According to Wikipedia.

Base64 is a group of similar binary-to-text encoding schemes that represent binary data in an ASCII string format by translating it into a radix-64 representation. The term Base64 originates from a specific MIME content transfer encoding.

Base64 is an encoding used for images. You should use encryption (AES-256 or RSA-4096 for example). Anyway, this is credit card information.

This is very serious personal data.

One way hashing functions, truncating and strong cryptography are guidelines. You should not store cardholder data unless it's absolutely necessary. You need to comply with data protection laws as well as credit card standards.

  • 1
    "Base64 is an encoding used for images." this is not accurate
    – schroeder
    Commented Jul 12, 2018 at 12:35

In addition to other excellent answers, I'd like to mention Kerckhoffs's principle. Kerckhoffs's principle is summed up in this quote:

A cryptographic system should be secure even if everything about the system, except the key, is public knowledge.

In this case, you assumed that attackers would not be able to determine that you used base64 (which is not an encryption algorithm) to encode the data.
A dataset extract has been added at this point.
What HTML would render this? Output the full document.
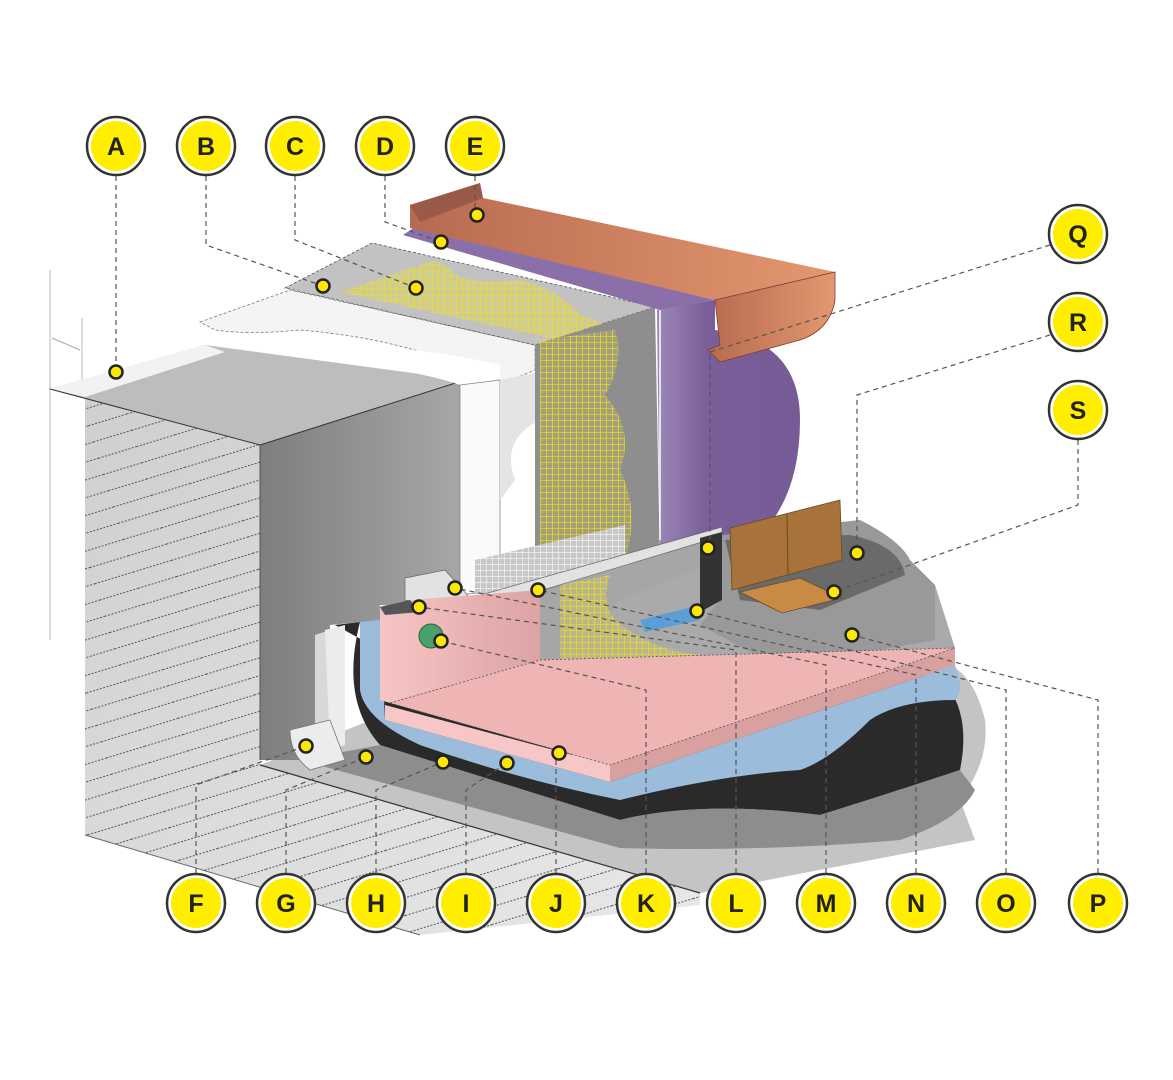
<!DOCTYPE html>
<html><head><meta charset="utf-8"><style>
html,body{margin:0;padding:0;background:#fff;}
svg{display:block}
text{font-family:"Liberation Sans",sans-serif;font-weight:bold;font-size:25px;fill:#222;text-anchor:middle;dominant-baseline:central}
</style></head><body>
<svg width="1173" height="1080" viewBox="0 0 1173 1080" xmlns="http://www.w3.org/2000/svg">
<defs>
<pattern id="hatch" width="40" height="17" patternUnits="userSpaceOnUse" patternTransform="rotate(-17)">
<line x1="0" y1="8" x2="40" y2="8" stroke="#555" stroke-width="0.9" stroke-dasharray="2 1.5"/>
</pattern>
<pattern id="mesh" width="6" height="6" patternUnits="userSpaceOnUse">
<path d="M0 0H6M0 0V6" stroke="#f2e21a" stroke-width="1.3"/>
</pattern>
<pattern id="wmesh" width="6" height="6" patternUnits="userSpaceOnUse">
<path d="M0 0H6M0 0V6" stroke="#fff" stroke-width="1.2"/>
</pattern>
<linearGradient id="wallL" x1="0" y1="0" x2="1" y2="1"><stop offset="0" stop-color="#cfcfcf"/><stop offset="1" stop-color="#e8e8e8"/></linearGradient>
<linearGradient id="reveal" x1="0" y1="0" x2="1" y2="0"><stop offset="0" stop-color="#7e7e7e"/><stop offset="1" stop-color="#a8a8a8"/></linearGradient>
<linearGradient id="copper" x1="0" y1="0" x2="1" y2="0"><stop offset="0" stop-color="#b86a50"/><stop offset="1" stop-color="#e29870"/></linearGradient>
<linearGradient id="purp" x1="0" y1="0" x2="1" y2="0"><stop offset="0" stop-color="#9c88b8"/><stop offset="0.35" stop-color="#7a5e9a"/><stop offset="1" stop-color="#765b96"/></linearGradient>
<linearGradient id="pinkg" x1="0" y1="0" x2="1" y2="0"><stop offset="0" stop-color="#f7c5c5"/><stop offset="1" stop-color="#dca3a3"/></linearGradient>
</defs>

<line x1="50" y1="270" x2="50" y2="640" stroke="#bbb" stroke-width="1"/>
<line x1="82" y1="318" x2="82" y2="380" stroke="#bbb" stroke-width="1"/>
<line x1="52" y1="338" x2="80" y2="350" stroke="#aaa" stroke-width="1"/>

<path d="M260,765 L700,893 Q820,870 975,840 L960,800 Q990,760 985,720 Q975,680 955,668 L420,700 Z" fill="#c4c4c4"/>
<path d="M85,397 L260,445 L260,765 L700,893 L700,905 L420,935 L85,835 Z" fill="url(#wallL)"/>
<path d="M85,397 L260,445 L260,765 L700,893 L700,905 L420,935 L85,835 Z" fill="url(#hatch)"/>
<path d="M85,835 L420,935" stroke="#666" stroke-width="1"/>
<path d="M260,765 L700,893" stroke="#333" stroke-width="1.2"/>
<path d="M335,625 L360,622 Q340,700 380,745 L620,820 Q700,800 820,815 Q900,790 960,770 Q970,720 950,690 L920,672 L600,770 Z" fill="#2a2a2a"/>
<path d="M300,760 L620,848 Q760,852 900,840 Q960,820 975,790 L960,770 Q900,790 820,815 Q700,800 620,820 L380,745 Z" fill="#8d8d8d"/>
<path d="M360,622 L380,615 L385,720 L610,782 L955,665 Q965,690 955,700 Q900,700 870,720 Q830,760 800,770 Q720,775 620,800 Q520,780 420,745 Q365,720 360,690 Z" fill="#9cbcdc"/>
<path d="M260,445 L465,380 L465,610 L380,605 L380,620 L330,625 L330,760 L260,760 Z" fill="url(#reveal)"/>
<path d="M315,635 L330,630 L330,740 L315,745 Z" fill="#d8d8d8"/>
<path d="M325,630 L345,625 L345,745 L330,750 Z" fill="#ececec"/>
<path d="M290,730 L330,720 L345,760 L310,770 Q290,755 290,730Z" fill="#ececec" stroke="#777" stroke-width="0.8"/>
<path d="M50,389 L205,345 L465,380 L260,445 Z" fill="#bdbdbd"/>
<path d="M50,389 L205,345 L225,352 L85,397 Z" fill="#f2f2f2"/>
<path d="M50,389 L260,445 L465,380" fill="none" stroke="#333" stroke-width="1"/>
<line x1="260" y1="445" x2="260" y2="760" stroke="#555" stroke-width="1"/>
<path d="M200,322 L290,290 L535,345 L535,370 L500,385 Q420,340 300,330 Q250,335 215,330 Z" fill="#f4f4f4" stroke="#777" stroke-width="0.8" stroke-dasharray="3 2"/>
<path d="M245,345 Q400,340 500,365 L500,385 L460,385 Q420,370 245,345Z" fill="#fff"/>
<path d="M460,385 L500,380 L500,590 L460,595 Z" fill="#fafafa" stroke="#888" stroke-width="0.8"/>
<path d="M500,380 L540,372 L540,420 Q500,440 515,480 L500,500 Z" fill="#e4e4e4"/>
<path d="M285,288 L372,243 L655,307 L535,345 Z" fill="#c2c2c2" stroke="#555" stroke-width="0.8" stroke-dasharray="3 2"/>
<path d="M340,292 L420,265 Q440,255 455,275 Q480,285 520,280 Q560,290 580,315 Q610,325 620,335 L560,340 Z" fill="url(#mesh)"/>
<path d="M340,292 L420,265 Q440,255 455,275 Q480,285 520,280 Q560,290 580,315 Q610,325 620,335 L560,340 Z" fill="#e8dc40" opacity="0.35"/>
<path d="M535,345 L655,307 L660,565 L535,600 Z" fill="#8e8e8e"/>
<path d="M540,340 L615,330 Q625,360 605,395 Q635,430 620,470 Q640,510 625,560 L540,585 Z" fill="url(#mesh)"/>
<path d="M540,340 L615,330 Q625,360 605,395 Q635,430 620,470 Q640,510 625,560 L540,585 Z" fill="#e8dc40" opacity="0.25"/>
<path d="M475,560 L625,525 L625,570 L475,605 Z" fill="#c8c8c8"/>
<path d="M475,560 L625,525 L625,570 L475,605 Z" fill="url(#wmesh)" opacity="0.9"/>
<path d="M403,235 L415,227 L715,300 L660,310 Z" fill="#8a6fa8"/>
<path d="M657,310 L715,300 L715,330 Q800,340 800,420 Q800,490 765,530 L660,560 Z" fill="url(#purp)"/>
<line x1="660" y1="310" x2="660" y2="540" stroke="#fff" stroke-width="1.5"/>
<path d="M410,205 L480,183 L483,198 L835,272 L715,300 L410,228 Z" fill="url(#copper)"/>
<path d="M410,205 L480,183 L483,198 L420,222 Z" fill="#9a5a48"/>
<path d="M715,300 L835,272 L835,300 Q830,330 800,340 L720,362 L708,350 L720,345 Z" fill="url(#copper)" stroke="#7a4030" stroke-width="0.8"/>
<!-- gray behind floor area -->
<path d="M540,592 L722,535 L722,605 L935,640 L955,648 L540,660 Z" fill="#a6a6a6"/>
<!-- sill profile thin -->
<path d="M405,578 L445,570 L470,598 L722,527 L722,536 L470,612 L405,600 Z" fill="#e2e2e2" stroke="#666" stroke-width="0.7"/>
<path d="M620,600 Q600,620 625,640 Q660,660 720,665 L955,648 L935,585 L720,560 Z" fill="#aaaaaa"/>
<path d="M560,585 L610,575 Q600,600 615,620 Q650,650 700,655 Q750,660 780,675 L700,695 L560,665 Z" fill="url(#mesh)"/>
<path d="M560,585 L610,575 Q600,600 615,620 Q650,650 700,655 Q750,660 780,675 L700,695 L560,665 Z" fill="#e8dc40" opacity="0.3"/>
<path d="M722,535 L860,520 Q900,540 910,560 L935,585 L935,640 L780,668 L700,625 L720,600 Z" fill="#999"/>
<path d="M725,540 L850,535 Q900,545 905,575 L820,610 L740,600 Z" fill="#6a6a6a"/>
<path d="M700,538 L722,532 L722,600 L700,612 Z" fill="#333"/>
<path d="M640,620 L700,605 L700,620 L645,632 Z" fill="#5c9fd6"/>
<path d="M730,528 L840,500 L842,560 L732,590 Z" fill="#a8733a" stroke="#6a4a20" stroke-width="0.8"/>
<line x1="787" y1="514" x2="788" y2="575" stroke="#6a4a20"/>
<path d="M740,592 L800,578 L842,598 L782,613 Z" fill="#c98a45" stroke="#6a4a20" stroke-width="0.8"/>
<path d="M380,607 L410,600 L540,590 L540,660 L390,703 L380,700 Z" fill="url(#pinkg)"/>
<path d="M380,607 L410,600 L420,612 L385,615 Z" fill="#555"/>
<circle cx="431" cy="636" r="12" fill="#4aa06a" stroke="#2a6040"/>
<path d="M390,703 L540,660 L955,648 L610,765 Z" fill="#efb4b4"/>
<path d="M385,705 L610,765 L610,782 L385,720 Z" fill="#f7c6c6"/>
<path d="M610,765 L955,648 L955,665 L610,782 Z" fill="#d9a0a0"/>
<path d="M390,703 L540,660 L955,648 M390,703 L610,765 L955,648" fill="none" stroke="#555" stroke-width="0.8" stroke-dasharray="2 2"/>

<g fill="none" stroke="#555" stroke-width="1.2" stroke-dasharray="5 4">
<path d="M116,176 V372"/>
<path d="M206,176 V245 L323,286"/>
<path d="M295,176 V240 L416,288"/>
<path d="M385,176 V222 L441,242"/>
<path d="M475,176 V215"/>
<path d="M1050,245 L710,352 V548"/>
<path d="M1050,335 L857,395 V553"/>
<path d="M1078,440 V505 L834,592"/>
<path d="M1098,873 V700 L852,635"/>
<path d="M1006,873 V690 L697,611"/>
<path d="M916,873 V675 L538,590"/>
<path d="M826,873 V665 L455,588"/>
<path d="M736,873 V650 L419,607"/>
<path d="M646,873 V690 L441,641"/>
<path d="M556,873 V753"/>
<path d="M466,873 V790 L507,763"/>
<path d="M376,873 V790 L443,762"/>
<path d="M286,873 V790 L366,757"/>
<path d="M196,873 V785 L306,746"/>
</g>
<g fill="#ffe800" stroke="#222" stroke-width="2.5">
<circle cx="116" cy="372" r="6.5"/><circle cx="323" cy="286" r="6.5"/><circle cx="416" cy="288" r="6.5"/>
<circle cx="441" cy="242" r="6.5"/><circle cx="477" cy="215" r="6.5"/><circle cx="708" cy="548" r="6.5"/>
<circle cx="857" cy="553" r="6.5"/><circle cx="834" cy="592" r="6.5"/><circle cx="852" cy="635" r="6.5"/>
<circle cx="697" cy="611" r="6.5"/><circle cx="538" cy="590" r="6.5"/><circle cx="455" cy="588" r="6.5"/>
<circle cx="419" cy="607" r="6.5"/><circle cx="441" cy="641" r="6.5"/><circle cx="559" cy="753" r="6.5"/>
<circle cx="507" cy="763" r="6.5"/><circle cx="443" cy="762" r="6.5"/><circle cx="366" cy="757" r="6.5"/>
<circle cx="306" cy="746" r="6.5"/>
</g>
<g stroke="#333" stroke-width="2.5" fill="#fff">
<circle cx="116" cy="146" r="29"/><circle cx="206" cy="146" r="29"/><circle cx="295" cy="146" r="29"/><circle cx="385" cy="146" r="29"/><circle cx="475" cy="146" r="29"/>
<circle cx="1078" cy="234" r="29"/><circle cx="1078" cy="322" r="29"/><circle cx="1078" cy="410" r="29"/>
<circle cx="196" cy="903" r="29"/><circle cx="286" cy="903" r="29"/><circle cx="376" cy="903" r="29"/><circle cx="466" cy="903" r="29"/><circle cx="556" cy="903" r="29"/><circle cx="646" cy="903" r="29"/><circle cx="736" cy="903" r="29"/><circle cx="826" cy="903" r="29"/><circle cx="916" cy="903" r="29"/><circle cx="1006" cy="903" r="29"/><circle cx="1098" cy="903" r="29"/>
</g>
<g fill="#ffee00">
<circle cx="116" cy="146" r="25"/><circle cx="206" cy="146" r="25"/><circle cx="295" cy="146" r="25"/><circle cx="385" cy="146" r="25"/><circle cx="475" cy="146" r="25"/>
<circle cx="1078" cy="234" r="25"/><circle cx="1078" cy="322" r="25"/><circle cx="1078" cy="410" r="25"/>
<circle cx="196" cy="903" r="25"/><circle cx="286" cy="903" r="25"/><circle cx="376" cy="903" r="25"/><circle cx="466" cy="903" r="25"/><circle cx="556" cy="903" r="25"/><circle cx="646" cy="903" r="25"/><circle cx="736" cy="903" r="25"/><circle cx="826" cy="903" r="25"/><circle cx="916" cy="903" r="25"/><circle cx="1006" cy="903" r="25"/><circle cx="1098" cy="903" r="25"/>
</g>
<text x="116" y="147">A</text><text x="206" y="147">B</text><text x="295" y="147">C</text><text x="385" y="147">D</text><text x="475" y="147">E</text>
<text x="1078" y="235">Q</text><text x="1078" y="323">R</text><text x="1078" y="411">S</text>
<text x="196" y="904">F</text><text x="286" y="904">G</text><text x="376" y="904">H</text><text x="466" y="904">I</text><text x="556" y="904">J</text><text x="646" y="904">K</text><text x="736" y="904">L</text><text x="826" y="904">M</text><text x="916" y="904">N</text><text x="1006" y="904">O</text><text x="1098" y="904">P</text>
</svg>
</body></html>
The answers above demonstrate that it was trivial to discover that information, and attackers are much, much more clever than this in practice. You should always assume that your attacker can easily figure out what algorithms you used to obfuscate the data. If you had done so, you would have very quickly realized that anyone can simply decode the data, since there isn't even a secret key involved.

Note that switching to an actual encryption algorithm is far from enough for storing credit card information. See other answers detailing the very heavy standards for protecting such data (which go far beyond just the algorithms and into internal company policies and employee behaviors and more).


As already noted, the 8569-1254-7854-3265 doesn't seem like valid number (fail to pass Luhn alg and first digits are not like known Bank Code (BIN) - see https://www.bindb.com/bin-database.html), so it might be actually encrypted.

Storing CVV code in plain or encrypted form next to cardnumber definitely makes no sense.